Baptists in America.

In the American Colonies, Roger Williams formed a Baptist church in Providence, Rhode Island, in 1639. Philadelphia later became the major Baptist center in colonial America. During the years immediately before and after the Revolutionary War, the number of Baptists increased greatly. By 1800, the Baptists were the largest denomination in America. However, during much of the 1800’s, the Methodists outnumbered the Baptists. In the 1900’s, the Baptists expanded to once again form the largest Protestant denomination in America.

About half of the Baptists in the United States are affiliated with the Southern Baptist Convention. The two main African American national Baptist groups—the National Baptist Convention, USA, Inc., and the National Baptist Convention of America, Inc.—form another large segment. A fourth major group, the American Baptist Churches in the U.S.A., is the oldest continuously active Baptist group. The leading Canadian body of Baptists is called Canadian Baptist Ministries.

During the 1900’s, the Baptists, like most other Protestants, were divided on matters of theology.
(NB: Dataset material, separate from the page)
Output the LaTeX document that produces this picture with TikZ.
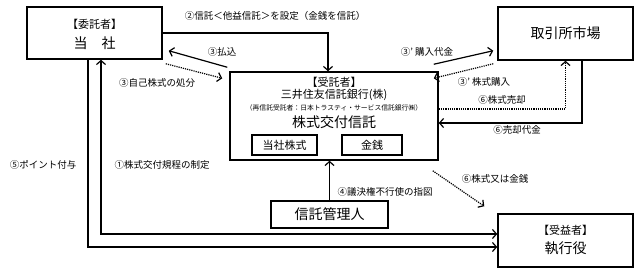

Modernists and fundamentalists differed on how best to understand the Bible. Modernists emphasized studying the Bible historically rather than as the literal word of God. Fundamentalists feared that the authority of Scripture, and thus the basis of Christianity, was being undermined by the new methods of Bible study and by acceptance of modern scientific theories. Today, controversy over these two points of view is still very strong, especially among Southern Baptists.